Zu guter Letzt: Verweigert eine Airline die Mitnahme von Passagieren, weil ihr Reiseanbieter falsche Flüge gebucht hat, muss sie dennoch die verhinderten Reisenden entschädigen. Das entschied kürzlich das Amtsgericht Hamburg (Az. 22a C 296/17). Die Fluggesellschaft könne sich in dieser Konstellation nicht darauf berufen, dass keine Buchungen der Pauschalurlauber für den strittigen Flug vorgelegen haben.

Reise-Checkliste


Beschwerdefrist: Bei Pauschalreisen gelten bereits seit Juli 2018 verbraucherfreundlichere Regeln: Die Frist, in der Urlauber nach Rückkehr mögliche Entschädigungsansprüche gegenüber dem Reiseveranstalter geltend machen können, wurde von einem Monat auf zwei Jahre verlängert. Zu beachten: Für spätere Schadenersatzansprüche müssen Reisemängel weiter direkt am Urlaubsort angezeigt und dokumentiert werden.

Beschwerdeadressat: Urlauber können sich nicht nur beim Veranstalter, sondern auch beim Vermittler über auftretende Reisemängel beschweren. Grundsätzlich gilt: Bevor Ansprüche auf Preisminderung und Entschädigung für "entgangene Urlaubsfreuden" ­juristisch durchsetzbar sind, muss der Reiseveranstalter die Chance bekommen, die angezeigten Mängel zu beheben.

Landesrecht: Ferienhäuser und Ferienwohnungen, die über einen Reiseveranstalter ­gebucht werden, fallen nicht mehr unter das deutsche Pauschalreiserecht. Gleiches gilt für Tagesreisen bis zu einem Preis von 500 Euro. Maßgeblich ist stattdessen das Mietrecht des jeweiligen Landes, in dem die Immobilie gelegen ist. Nur wenn das ausländische Objekt auf lange Sicht (vor Juli 2018) gebucht wurde, gilt noch das alte Recht.

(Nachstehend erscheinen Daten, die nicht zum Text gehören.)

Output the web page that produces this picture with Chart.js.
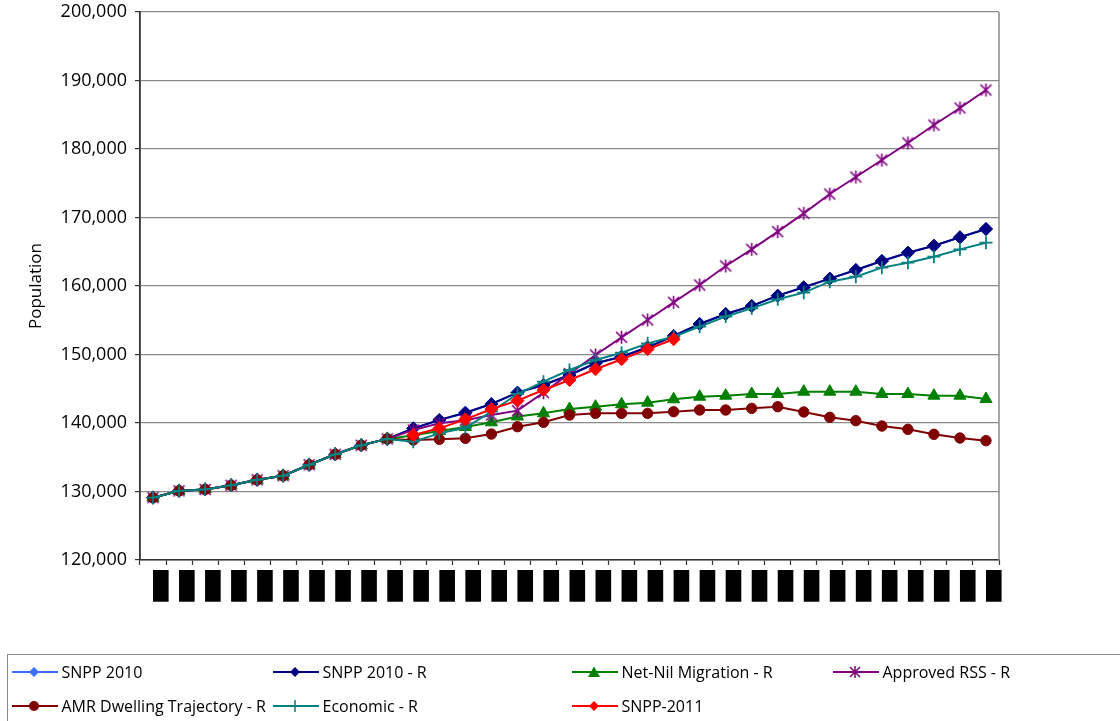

Reisepreiserhöhungen: Veranstalter dürfen den Preis nur bis zu 20 Tage vor Reisebeginn erhöhen. Zumutbar sind Aufschläge von maxi­mal acht Prozent. Die Kostenerhöhung muss mit gestiegenen Treibstoffkosten, Abgaben oder Wechselkursen belegbar sein.

Reisepreisminderungen: Besteht ein Veranstalter auf Preiserhöhungsklauseln im ­Reisevertrag, dürfen Kunden im Gegenzug Preissenkungen fordern, wenn seine Ausgaben nachweislich sinken. In dieser Konstel­lation müssen Verbraucher belegen, dass seit der Reisebuchung Abgaben oder Treibstoffkosten gesunken sind - oder das Wechselkursverhältnis sich günstiger gestaltet.